砧公園

目が覚めるとよく晴れて気持ちのよい朝です。
今日は一度も行ったことのない公園へ行こうと思い立ちました。
電車で初めて降り立つ千歳船橋まで、
そこからはごとごとバスに揺られて砧公園に着きました。
初めての場所はそれだけでわくわくしますが、
それが静かで緑がある所ならなお、早く歩き回ろうとばかりに足がうずうず。
さらに砧と来た日にはたぬきもびっくら宙返りです。
きぬた…柔らかくって得体が知れない生物の名前みたい、魅惑の響きです。

青空に映えるは世田谷美術館です。
川上澄生木版画展も日程の一つだったのですが、うっかりまだ開催しておらず。
まあそういうこともある、と公園に全力を注ぐことがここで決定しました。

芝が2色に分かれて横縞を作っていました。
春と冬の横縞ももうじき混ざり合って溶けて、大きな春に飲み込まれるのです。

中央では桜の樹木が首脳会議中だったので忍び込んで聞き耳を立てました。
「いつ、一花咲かせて錦を飾るのか、それが問題だ。」とのこと。
白黒にするとポール・デルヴォーみたいで、裸の美女が出てきそうです。

身をよじってねじねじ、ねじりん棒のひと。
なぜこんな具合になったのか問いただしたい所です。
上の分かれ目なんてもう付いて行けなくなって割れているじゃないか。

最近はうろが気になっているので木と見ればまず穴。そして節。次に芽。
大切なことはいつも細部に宿ります。
しかし頭の中もうろみたいなものなので取り込まれないように気を張りながらです。
このひとは口から涎が盛大に出ているので何事かと思ったら、

小さなプールになっていたのでした。

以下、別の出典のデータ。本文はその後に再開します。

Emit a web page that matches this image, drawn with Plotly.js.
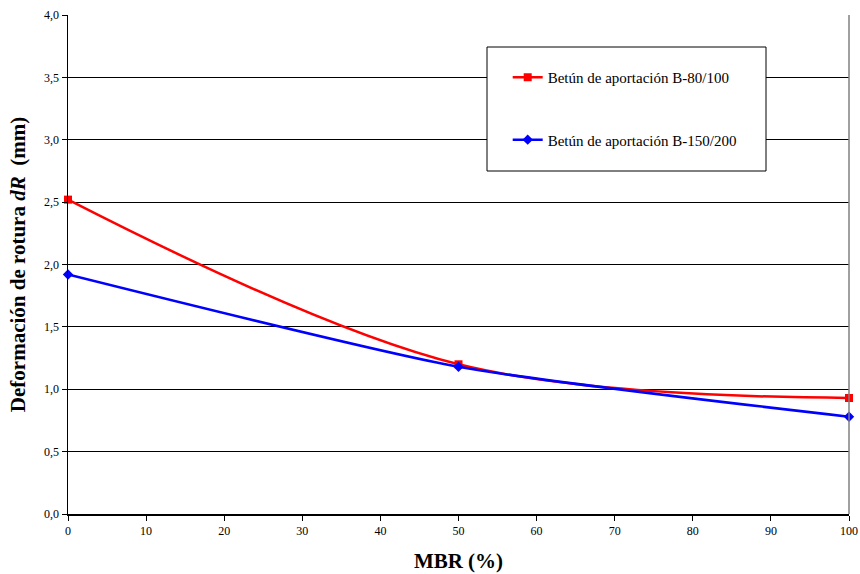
<!DOCTYPE html>
<html>
<head>
<meta charset="utf-8">
<script src="https://cdn.plot.ly/plotly-3.0.1.min.js"></script>
<style>
  html, body { margin: 0; padding: 0; background: #fff; }
  #chart { width: 860px; height: 574px; }
</style>
</head>
<body>
<div id="chart"></div>
<script>
// MBR content (%) and break deformation dR (mm) for each supply bitumen
const mbr = [0, 50, 100];
const dR_80_100 = [2.52, 1.20, 0.93];
const dR_150_200 = [1.92, 1.18, 0.78];
const seriesNames = ['Betún de aportación B-80/100', 'Betún de aportación B-150/200'];
const xTicks = [0, 10, 20, 30, 40, 50, 60, 70, 80, 90, 100];
const yTicks = [0, 0.5, 1, 1.5, 2, 2.5, 3, 3.5, 4];
const yTickText = yTicks.map(v => v.toFixed(1).replace('.', ','));

const serif = "'Liberation Serif', serif";

const traces = [
  {
    x: mbr, y: dR_80_100, name: seriesNames[0], legendgroup: 'a',
    type: 'scatter', mode: 'lines+markers',
    line: { color: '#ff0000', width: 2.5, shape: 'spline', smoothing: 1 },
    marker: { symbol: 'square', size: 8, color: '#ff0000' },
    cliponaxis: false
  },
  {
    x: mbr, y: dR_150_200, name: seriesNames[1], legendgroup: 'b',
    type: 'scatter', mode: 'lines+markers',
    line: { color: '#0000ff', width: 2.5, shape: 'spline', smoothing: 0.6 },
    marker: { symbol: 'diamond', size: 8, color: '#0000ff' },
    cliponaxis: false
  }
];

const layout = {
  width: 860, height: 574,
  margin: { l: 68, r: 11, t: 15, b: 60 },
  paper_bgcolor: '#fff', plot_bgcolor: '#fff',
  font: { family: serif, color: '#000' },
  showlegend: true,
  legend: {
    x: 0.563, y: 0.908, xanchor: 'left', yanchor: 'top',
    bgcolor: 'rgba(0,0,0,0)', borderwidth: 0,
    font: { family: serif, size: 15, color: '#000' },
    tracegroupgap: 40, traceorder: 'grouped', itemwidth: 30
  },
  xaxis: {
    range: [0, 100], tickvals: xTicks, ticktext: xTicks.map(String),
    showgrid: false, zeroline: false,
    showline: true, linecolor: '#000', linewidth: 1.5, mirror: false,
    ticks: 'outside', ticklen: 5, tickcolor: '#000', tickwidth: 1,
    tickfont: { family: serif, size: 12, color: '#000' },
    title: { text: 'MBR (%)', font: { family: serif, size: 21, color: '#000', weight: 'bold' }, standoff: 16 }
  },
  yaxis: {
    range: [0, 4], tickvals: yTicks, ticktext: yTickText,
    showgrid: true, gridcolor: '#000', gridwidth: 1, zeroline: false,
    showline: true, linecolor: '#000', linewidth: 1.5,
    ticks: 'outside', ticklen: 5, tickcolor: '#000', tickwidth: 1,
    tickfont: { family: serif, size: 12, color: '#000' },
    title: { text: 'Deformación de rotura <i>dR</i>  (mm)', font: { family: serif, size: 21, color: '#000', weight: 'bold' }, standoff: 12 }
  },
  shapes: [
    // right frame edge
    { type: 'line', xref: 'paper', yref: 'paper', x0: 1, x1: 1, y0: 0, y1: 1, line: { color: '#808080', width: 1.5 } },
    // legend frame
    { type: 'rect', xref: 'paper', yref: 'paper',
      x0: (487 - 68) / 781, x1: (766 - 68) / 781, y0: (514 - 171) / 499, y1: (514 - 47) / 499,
      line: { color: '#000', width: 1 }, fillcolor: '#fff', layer: 'above' }
  ]
};

Plotly.newPlot('chart', traces, layout, { displayModeBar: false, staticPlot: true });
</script>
</body>
</html>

水に枯葉と土が堆積してゆきます。
脇のプールサイドにはどんぐりがぎゅっと押し込まれていて食料完備の良い施設。

このひとは、たらこ唇を気にするあまり寡黙になっております。
でも気が優しいのは滲み出ているので私も一目見て好きになりました。

このひとはなんと口の中が遥かなるエデン、美しく栄えているのでした。
さながらマチュピチュのように世人を警醒しています。

切り株の上にも世界です。
きのこか地衣か木耳みたいなものか、分からずじまいでした。
割ると木の内側が全部こんなので埋め尽くされているのかも知れません。
ぞぞーっしながら公園を後にしました。


この辺りまで来ると神奈川との県境が近く、
境界線である多摩川と並んでいくつも水路が通っています。
帰宅後地図を見返すのも楽しみの一つなのですが、
荒玉水道道路がここまで続いていることに気付いて驚いているところです。
次回は家から自転車で出発して、隅田川下りならぬ荒玉下りをしようと思います。
ガイドブックに載らないような東京の町と道歩き、面白くてやめられないです。